§ EXTRACTED INFORMATION
▼▼▼

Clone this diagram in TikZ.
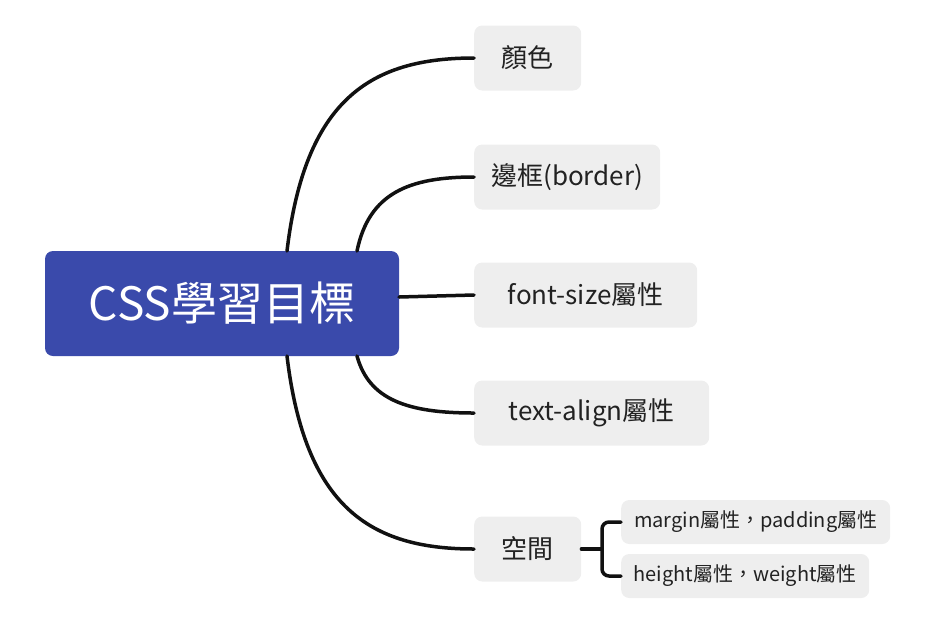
\documentclass[tikz,border=0pt]{standalone}
\usepackage{fontspec}
\setmainfont{Noto Sans CJK TC}
\definecolor{rootblue}{HTML}{3A4AAB}
\definecolor{boxgray}{HTML}{EEEEEE}
\definecolor{txt}{HTML}{222222}
\definecolor{linec}{HTML}{111111}
\begin{document}
\begin{tikzpicture}[x=1pt,y=-1pt,
  rootbox/.style={fill=rootblue,rounded corners=8,minimum width=354,minimum height=105,inner sep=0,text=white,font=\fontsize{46}{52}\selectfont},
  childbox/.style={fill=boxgray,rounded corners=8,minimum height=65,inner sep=0,anchor=west,text=txt,font=\fontsize{26}{30}\selectfont},
  leafbox/.style={fill=boxgray,rounded corners=8,minimum height=44,inner sep=0,anchor=west,text=txt,font=\fontsize{20}{24}\selectfont},
  conn/.style={draw=linec,line width=3.5,line cap=round}]
\useasboundingbox (0,0) rectangle (928,630);
\node[rootbox] (root) at (222,303.5) {CSS學習目標};
\node[childbox,minimum width=107] (c1) at (474,58) {顏色};
\node[childbox,minimum width=186] (c2) at (474,177) {邊框(border)};
\node[childbox,minimum width=223] (c3) at (474,295) {font-size屬性};
\node[childbox,minimum width=235] (c4) at (474,413) {text-align屬性};
\node[childbox,minimum width=107] (c5) at (474,549) {空間};
\node[leafbox,minimum width=269] (g1) at (621,522) {margin屬性，padding屬性};
\node[leafbox,minimum width=248] (g2) at (621,576) {height屬性，weight屬性};
\coordinate (r1) at (287,251);
\coordinate (r2) at (357,251);
\coordinate (r3) at (399,297);
\coordinate (r4) at (357,356);
\coordinate (r5) at (287,356);
\coordinate (br) at (602,549);
\path[conn] (r1) .. controls (305,100) and (370,58) .. (c1.west);
\path[conn] (r2) .. controls (369,193) and (409,177) .. (c2.west);
\path[conn] (r3) -- (c3.west);
\path[conn] (r4) .. controls (369,400) and (408,413) .. (c4.west);
\path[conn] (r5) .. controls (305,507) and (370,549) .. (c5.west);
\path[conn] (c5.east) -- (br);
\path[conn,rounded corners=7] (g1.west) -| (br) |- (g2.west);
\end{tikzpicture}
\end{document}
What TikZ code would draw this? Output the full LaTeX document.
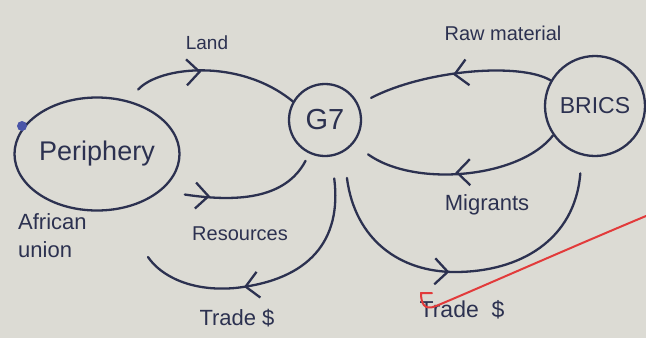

▲▲▲

§ EXERCISE DIRECTIONS
Find all lines where the word "this" appears. Copy them.

§ REPLY
Clone this diagram in TikZ.
What TikZ code would draw this? Output the full LaTeX document.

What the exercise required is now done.